Supplied data:
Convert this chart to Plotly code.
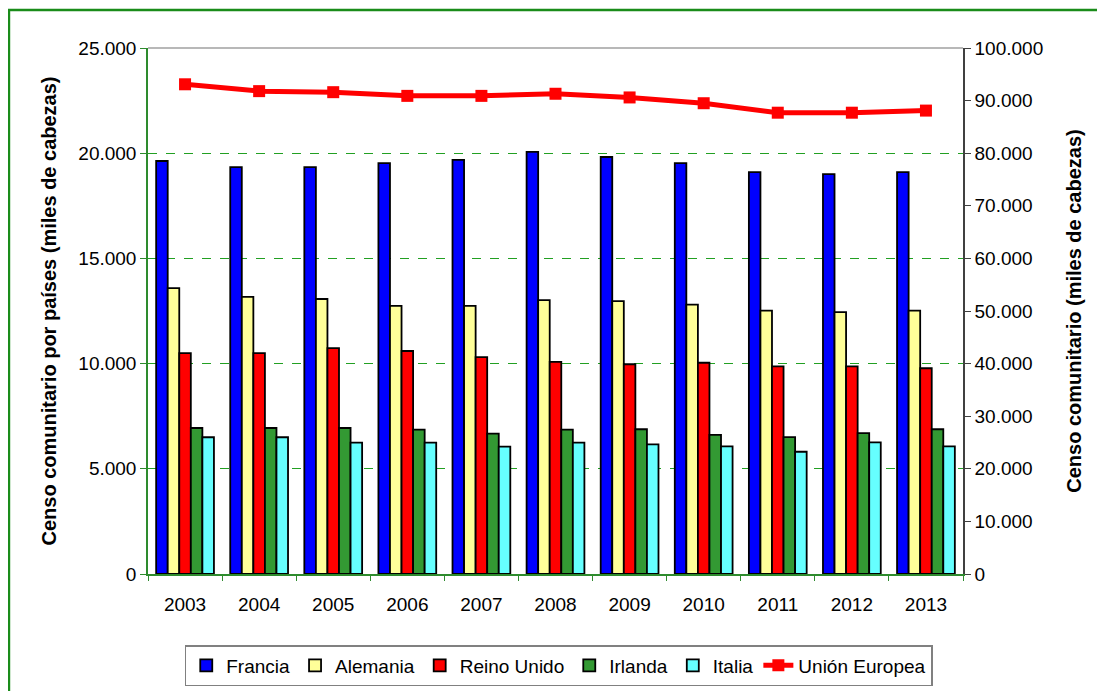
import plotly.graph_objects as go

years = ['2003', '2004', '2005', '2006', '2007', '2008', '2009', '2010', '2011', '2012', '2013']

# miles de cabezas
francia = [19630, 19340, 19340, 19530, 19680, 20060, 19820, 19530, 19100, 19010, 19100]
alemania = [13590, 13170, 13070, 12740, 12740, 13020, 12970, 12800, 12520, 12450, 12520]
reino_unido = [10500, 10500, 10740, 10600, 10310, 10080, 9970, 10040, 9870, 9870, 9780]
irlanda = [6940, 6940, 6940, 6860, 6670, 6860, 6880, 6610, 6510, 6700, 6880]
italia = [6500, 6500, 6240, 6240, 6050, 6240, 6160, 6070, 5810, 6260, 6070]
union_europea = [93100, 91800, 91600, 90900, 90900, 91300, 90600, 89500, 87700, 87700, 88100]

FONT = 'Liberation Sans, Arial, sans-serif'
GREEN = '#2e8b2e'

fig = go.Figure()

bar_series = [
    ('Francia', francia, '#0000ff'),
    ('Alemania', alemania, '#ffff99'),
    ('Reino Unido', reino_unido, '#ff0000'),
    ('Irlanda', irlanda, '#339933'),
    ('Italia', italia, '#66ffff'),
]
for name, vals, color in bar_series:
    fig.add_trace(go.Bar(
        x=years, y=vals, name=name,
        marker=dict(color=color, line=dict(color='black', width=1.8)),
    ))

fig.add_trace(go.Scatter(
    x=years, y=union_europea, name='Unión Europea', yaxis='y2',
    mode='lines+markers',
    line=dict(color='#ff0000', width=5),
    marker=dict(symbol='square', size=12, color='#ff0000'),
))

fig.update_layout(
    width=1105, height=691,
    margin=dict(l=140, r=150, t=40, b=125),
    paper_bgcolor='white', plot_bgcolor='white',
    separators=',.',
    font=dict(family=FONT, size=19, color='black'),
    barmode='group', bargap=0.22, bargroupgap=0,
    showlegend=True,
    legend=dict(
        orientation='h', x=0.504, xanchor='center', y=-0.135, yanchor='top',
        bordercolor='#808080', borderwidth=1.5,
        font=dict(size=19), itemwidth=30, tracegroupgap=0,
    ),
    xaxis=dict(
        range=[-0.5, len(years) - 0.5],
        showline=True, linecolor=GREEN, linewidth=1.5,
        ticks='outside', tickcolor=GREEN, ticklen=5, tickson='boundaries',
        tickfont=dict(size=19), ticklabelstandoff=12,
    ),
    yaxis=dict(
        range=[0, 25000], dtick=5000, tickformat=',d',
        showline=True, linecolor=GREEN, linewidth=1.5,
        ticks='outside', tickcolor=GREEN, ticklen=6,
        showgrid=True, gridcolor='#22a022', griddash='dash', gridwidth=1,
        zeroline=False, tickfont=dict(size=19),
        title=dict(text='<b>Censo comunitario por países (miles de cabezas)</b>',
                   font=dict(size=20), standoff=16),
    ),
    yaxis2=dict(
        range=[0, 100000], dtick=10000, tickformat=',d',
        overlaying='y', side='right',
        showline=True, linecolor='#404040', linewidth=1.5,
        ticks='outside', tickcolor='#404040', ticklen=6,
        showgrid=False, zeroline=False, tickfont=dict(size=19),
        title=dict(text='<b>Censo comunitario (miles de cabezas)</b>',
                   font=dict(size=20), standoff=25),
    ),
    shapes=[
        # top border of the plot area
        dict(type='line', xref='paper', yref='paper', x0=0, x1=1, y0=1, y1=1,
             line=dict(color='#a0a0a0', width=1.5)),
        # outer green frame
        dict(type='rect', xref='paper', yref='paper',
             x0=-0.1706, x1=1.3, y0=-0.4, y1=1.0722,
             line=dict(color='#1a8c1a', width=2.5)),
    ],
)

fig.write_html("out.html")
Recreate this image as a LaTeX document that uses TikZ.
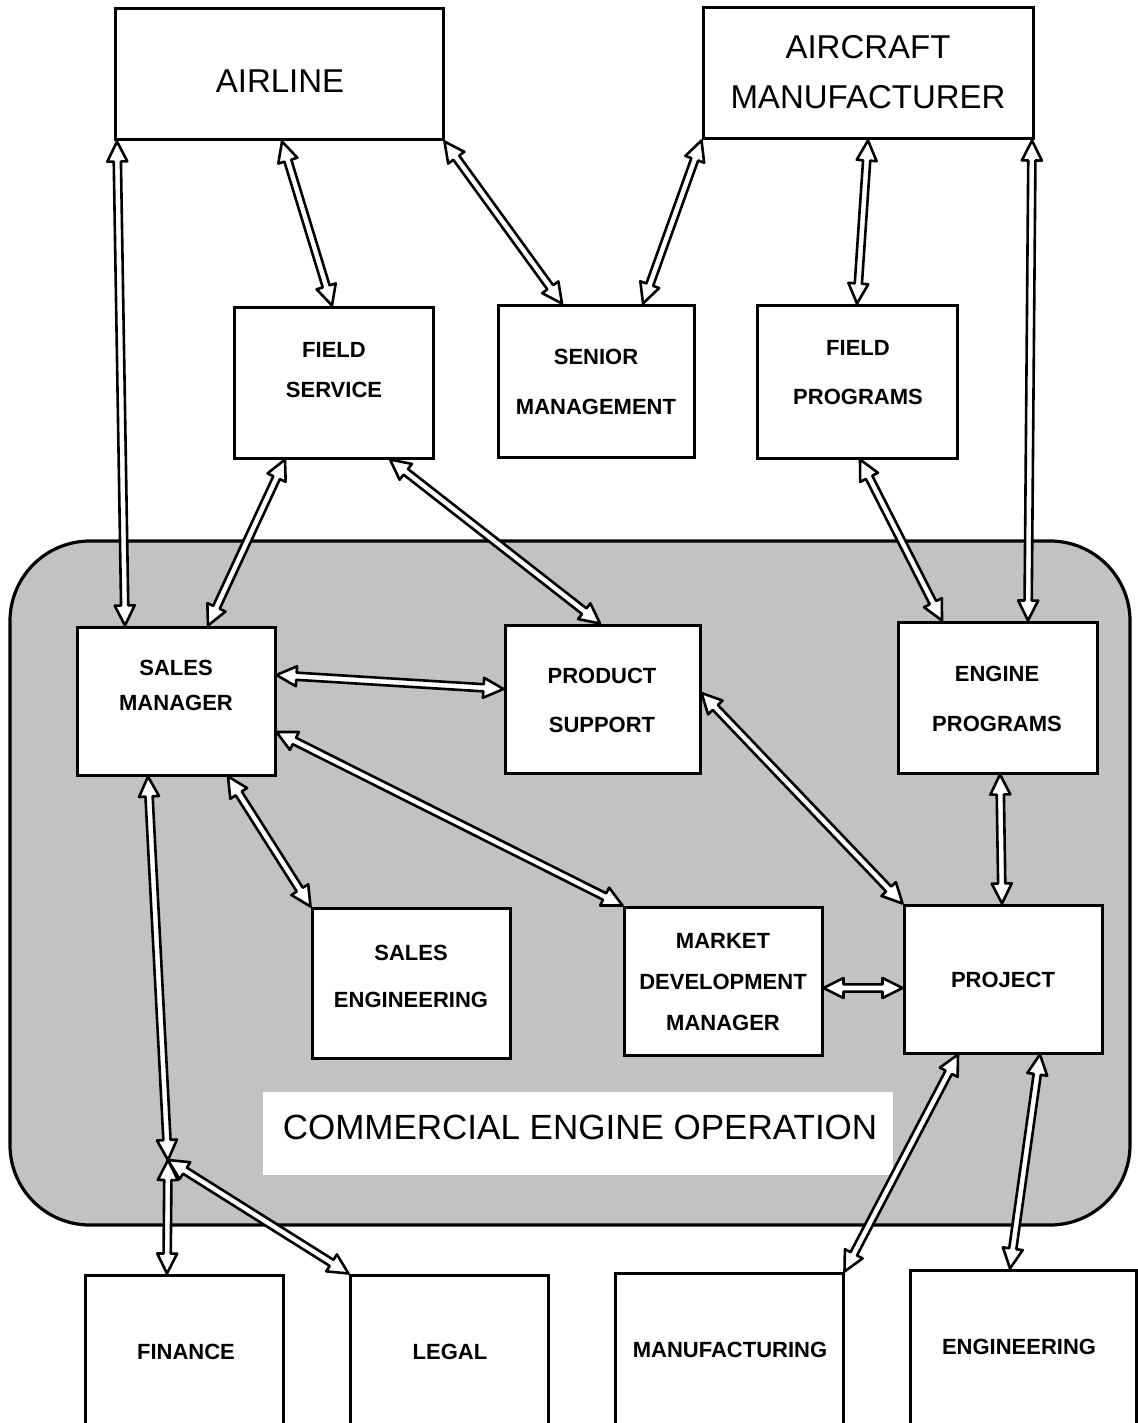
\documentclass[tikz,border=0pt]{standalone}
\usepackage{fontspec}
\setmainfont{Liberation Sans}
\usetikzlibrary{calc}
\newcommand\arL{10pt}
\newcommand\arW{5pt}
\newcommand\arw{1.8pt}
\newcommand\biarrow[2]{%
  \draw[conn] let \p1=#1, \p2=#2, \n1={atan2(\y2-\y1,\x2-\x1)} in
    (\p1) -- ($(\p1)+({\n1}:\arL)+({\n1+90}:\arW)$)
          -- ($(\p1)+({\n1}:\arL)+({\n1+90}:\arw)$)
          -- ($(\p2)+({\n1+180}:\arL)+({\n1+90}:\arw)$)
          -- ($(\p2)+({\n1+180}:\arL)+({\n1+90}:\arW)$)
          -- (\p2)
          -- ($(\p2)+({\n1+180}:\arL)+({\n1-90}:\arW)$)
          -- ($(\p2)+({\n1+180}:\arL)+({\n1-90}:\arw)$)
          -- ($(\p1)+({\n1}:\arL)+({\n1-90}:\arw)$)
          -- ($(\p1)+({\n1}:\arL)+({\n1-90}:\arW)$)
          -- cycle;}
\begin{document}
\begin{tikzpicture}[x=0.5pt,y=-0.5pt,
  box/.style={draw,line width=1.5pt,fill=white,inner sep=0pt},
  ttl/.style={font=\fontsize{16.5}{25}\selectfont,align=center,inner sep=0pt},
  lbl/.style={font=\bfseries\fontsize{11}{#1}\selectfont,align=center,inner sep=0pt},
  lbl/.default=24.5,
  conn/.style={draw=black,fill=white,line width=1.3pt,line join=round}]
\useasboundingbox[fill=white] (0,0) rectangle (1138,1423);

% shaded region
\node[draw,line width=1.6pt,fill=black!24,rounded corners=40pt,
      minimum width=560pt,minimum height=342pt,inner sep=0pt] (region) at (570,883) {};
\node[fill=white,inner sep=0pt,minimum width=315pt,minimum height=41.5pt] (ceobg) at (578,1133.5) {};

% boxes
\node[box,minimum width=164pt,minimum height=65.5pt] (airline) at (279,74.5) {};
\node[box,minimum width=165pt,minimum height=65.5pt] (acm) at (868,73.5) {};
\node[box,minimum width=99.5pt,minimum height=75.5pt] (fs) at (333.5,382.5) {};
\node[box,minimum width=98pt,minimum height=76pt] (senior) at (596,381) {};
\node[box,minimum width=100pt,minimum height=76.5pt] (fp) at (857,381.5) {};
\node[box,minimum width=99pt,minimum height=74pt] (sm) at (176,701) {};
\node[box,minimum width=97.5pt,minimum height=74pt] (ps) at (602.5,699) {};
\node[box,minimum width=99.5pt,minimum height=75.5pt] (ep) at (997.5,697.5) {};
\node[box,minimum width=99pt,minimum height=75pt] (se) at (411,983) {};
\node[box,minimum width=99pt,minimum height=74pt] (md) at (723,981) {};
\node[box,minimum width=99pt,minimum height=74pt] (pj) at (1003,979) {};
\node[box,minimum width=99pt,minimum height=77.5pt] (fin) at (184,1352.5) {};
\node[box,minimum width=99pt,minimum height=77.5pt] (legal) at (449,1352.5) {};
\node[box,minimum width=114pt,minimum height=78.5pt] (mfg) at (729,1351.5) {};
\node[box,minimum width=113pt,minimum height=80pt] (eng) at (1023,1350) {};
\coordinate (jn) at (168,1160);

% connectors
\biarrow{(airline.south -| 117,0)}{(sm.north -| 125,0)}
\biarrow{(airline.south -| 282,0)}{(fs.north -| 332,0)}
\biarrow{(airline.south east)}{(senior.north -| 562,0)}
\biarrow{(acm.south west)}{(senior.north -| 643,0)}
\biarrow{(acm.south -| 868,0)}{(fp.north -| 857,0)}
\biarrow{(acm.south -| 1032,0)}{(ep.north -| 1028,0)}
\biarrow{(fs.south -| 285,0)}{(sm.north -| 208,0)}
\biarrow{(fs.south -| 390,0)}{(ps.north -| 600,0)}
\biarrow{(fp.south -| 860,0)}{(ep.north -| 942,0)}
\biarrow{(sm.east |- 0,675)}{(ps.west |- 0,689)}
\biarrow{(sm.east |- 0,732)}{(md.north west)}
\biarrow{(sm.south -| 228,0)}{(se.north west)}
\biarrow{(ps.east |- 0,693)}{(pj.north west)}
\biarrow{(ep.south -| 1000,0)}{(pj.north -| 1002,0)}
\biarrow{(md.east |- 0,988)}{(pj.west |- 0,988)}
\biarrow{(sm.south -| 148,0)}{(jn)}
\biarrow{(jn)}{(fin.north -| 167,0)}
\biarrow{(jn)}{(legal.north west)}
\biarrow{(pj.south -| 958,0)}{(mfg.north east)}
\biarrow{(pj.south -| 1040,0)}{(eng.north -| 1010,0)}

% texts
\node[ttl] (airline-t) at (280,81) {AIRLINE};
\node[ttl] (acm-t) at (868,72) {AIRCRAFT\\MANUFACTURER};
\node[lbl=20] (fs-t) at (334,370) {FIELD\\SERVICE};
\node[lbl=25] (senior-t) at (596,382) {SENIOR\\MANAGEMENT};
\node[lbl=24.5] (fp-t) at (858,372.5) {FIELD\\PROGRAMS};
\node[lbl=17.5] (sm-t) at (176,685.5) {SALES\\MANAGER};
\node[lbl=24.5] (ps-t) at (602,700.5) {PRODUCT\\SUPPORT};
\node[lbl=25] (ep-t) at (997,699) {ENGINE\\PROGRAMS};
\node[lbl=23.5] (se-t) at (411,976.5) {SALES\\ENGINEERING};
\node[lbl=20.5] (md-t) at (723,982) {MARKET\\DEVELOPMENT\\MANAGER};
\node[lbl] (pj-t) at (1003,980) {PROJECT};
\node[lbl] (fin-t) at (186,1352) {FINANCE};
\node[lbl] (legal-t) at (450,1352) {LEGAL};
\node[lbl] (mfg-t) at (730,1350) {MANUFACTURING};
\node[lbl] (eng-t) at (1019,1347) {ENGINEERING};
\node[font=\fontsize{17.5}{21}\selectfont,inner sep=0pt] (ceo-t) at (580,1127.5) {COMMERCIAL ENGINE OPERATION};
\end{tikzpicture}
\end{document}
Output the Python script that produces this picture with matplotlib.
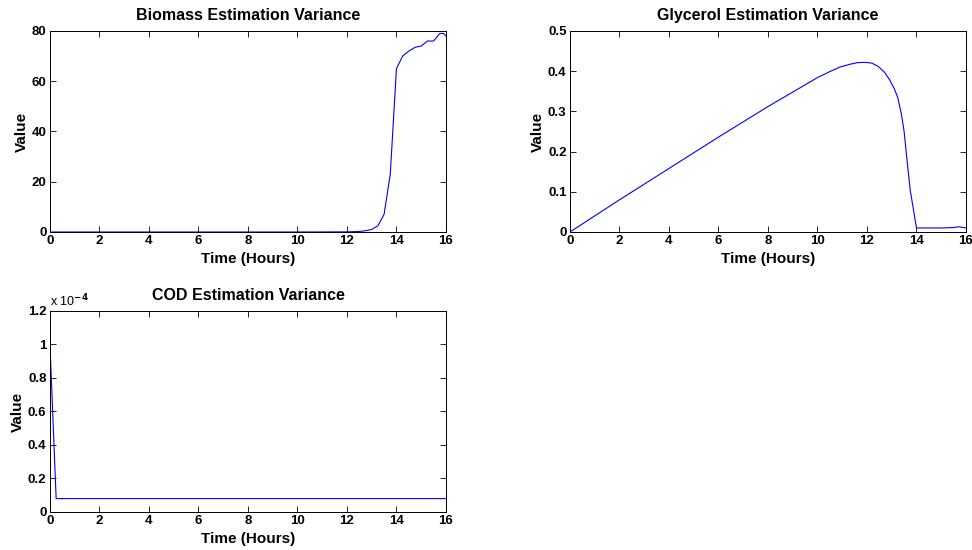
import matplotlib.pyplot as plt
from matplotlib.ticker import FuncFormatter

plt.rcParams["font.family"] = ["Liberation Sans", "DejaVu Sans"]
plt.rcParams["font.weight"] = "bold"

# Biomass estimation variance
bio_t = [0, 2, 4, 6, 8, 10, 12, 12.5, 12.75, 13, 13.25, 13.5, 13.75, 14,
         14.25, 14.5, 14.75, 15, 15.25, 15.5, 15.75, 15.9, 16]
bio_v = [0, 0, 0, 0, 0, 0, 0.05, 0.2, 0.5, 1.0, 2.5, 7, 23, 65,
         70, 72, 73.5, 74, 76, 76, 79, 79, 78]

# Glycerol estimation variance
gly_t = [0, 2, 4, 6, 8, 10, 10.5, 10.9, 11.3, 11.6, 11.9, 12.2, 12.45, 12.7,
         12.9, 13.1, 13.25, 13.4, 13.5, 13.65, 13.75, 14, 14.5, 15, 15.5,
         15.7, 16]
gly_v = [0, 0.08, 0.158, 0.236, 0.312, 0.384, 0.399, 0.41, 0.417, 0.421,
         0.422, 0.42, 0.412, 0.398, 0.38, 0.357, 0.333, 0.29, 0.25, 0.16,
         0.103, 0.01, 0.01, 0.01, 0.011, 0.013, 0.01]

# COD estimation variance
cod_t = [0, 0.25, 2, 4, 6, 8, 10, 12, 14, 16]
cod_v = [1.0e-4, 0.08e-4, 0.08e-4, 0.08e-4, 0.08e-4, 0.08e-4, 0.08e-4,
         0.08e-4, 0.08e-4, 0.08e-4]

xticks = [0, 2, 4, 6, 8, 10, 12, 14, 16]

fig = plt.figure(figsize=(9.72, 5.5), dpi=100)
ax1 = fig.add_axes([0.0514, 0.5782, 0.4074, 0.3655])
ax2 = fig.add_axes([0.5864, 0.5782, 0.4074, 0.3655])
ax3 = fig.add_axes([0.0514, 0.0691, 0.4074, 0.3655])


def style(ax, title):
    ax.set_xlim(0, 16)
    ax.set_xticks(xticks)
    ax.tick_params(direction="in", top=True, right=True, length=4,
                   width=0.6, labelsize=9.5, pad=2.5)
    for sp in ax.spines.values():
        sp.set_linewidth(0.7)
    ax.set_title(title, fontsize=11.5, fontweight="bold", pad=8)
    ax.set_xlabel("Time (Hours)", fontsize=11, fontweight="bold", labelpad=3)
    ax.set_ylabel("Value", fontsize=11, fontweight="bold", labelpad=2)


ax1.plot(bio_t, bio_v, color="#0000ff", lw=0.8)
ax1.set_ylim(0, 80)
ax1.set_yticks([0, 20, 40, 60, 80])
style(ax1, "Biomass Estimation Variance")

ax2.plot(gly_t, gly_v, color="#0000ff", lw=0.8)
ax2.set_ylim(0, 0.5)
ax2.set_yticks([0, 0.1, 0.2, 0.3, 0.4, 0.5])
ax2.yaxis.set_major_formatter(FuncFormatter(lambda v, p: f"{v:g}"))
style(ax2, "Glycerol Estimation Variance")

ax3.plot(cod_t, cod_v, color="#0000ff", lw=0.8)
ax3.set_ylim(0, 1.2e-4)
ax3.set_yticks([0, 0.2e-4, 0.4e-4, 0.6e-4, 0.8e-4, 1.0e-4, 1.2e-4])
ax3.yaxis.set_major_formatter(FuncFormatter(lambda v, p: f"{v / 1e-4:g}"))
style(ax3, "COD Estimation Variance")
ax3.text(0.0, 1.01, r"x 10$^{-4}$", transform=ax3.transAxes,
         fontsize=9, fontweight="normal", va="bottom", ha="left")

fig.savefig("out.png", dpi=100)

Problem to solve: Reproduce the lines above starting at the one with "Recreate this image" and ending at the one with "sep=0pt,minimum width=315pt,minimum height=41.5pt]", both included, exactly and with no pictures.

Response:
Recreate this image as a LaTeX document that uses TikZ.
\documentclass[tikz,border=0pt]{standalone}
\usepackage{fontspec}
\setmainfont{Liberation Sans}
\usetikzlibrary{calc}
\newcommand\arL{10pt}
\newcommand\arW{5pt}
\newcommand\arw{1.8pt}
\newcommand\biarrow[2]{%
  \draw[conn] let \p1=#1, \p2=#2, \n1={atan2(\y2-\y1,\x2-\x1)} in
    (\p1) -- ($(\p1)+({\n1}:\arL)+({\n1+90}:\arW)$)
          -- ($(\p1)+({\n1}:\arL)+({\n1+90}:\arw)$)
          -- ($(\p2)+({\n1+180}:\arL)+({\n1+90}:\arw)$)
          -- ($(\p2)+({\n1+180}:\arL)+({\n1+90}:\arW)$)
          -- (\p2)
          -- ($(\p2)+({\n1+180}:\arL)+({\n1-90}:\arW)$)
          -- ($(\p2)+({\n1+180}:\arL)+({\n1-90}:\arw)$)
          -- ($(\p1)+({\n1}:\arL)+({\n1-90}:\arw)$)
          -- ($(\p1)+({\n1}:\arL)+({\n1-90}:\arW)$)
          -- cycle;}
\begin{document}
\begin{tikzpicture}[x=0.5pt,y=-0.5pt,
  box/.style={draw,line width=1.5pt,fill=white,inner sep=0pt},
  ttl/.style={font=\fontsize{16.5}{25}\selectfont,align=center,inner sep=0pt},
  lbl/.style={font=\bfseries\fontsize{11}{#1}\selectfont,align=center,inner sep=0pt},
  lbl/.default=24.5,
  conn/.style={draw=black,fill=white,line width=1.3pt,line join=round}]
\useasboundingbox[fill=white] (0,0) rectangle (1138,1423);

% shaded region
\node[draw,line width=1.6pt,fill=black!24,rounded corners=40pt,
      minimum width=560pt,minimum height=342pt,inner sep=0pt] (region) at (570,883) {};
\node[fill=white,inner sep=0pt,minimum width=315pt,minimum height=41.5pt] (ceobg) at (578,1133.5) {};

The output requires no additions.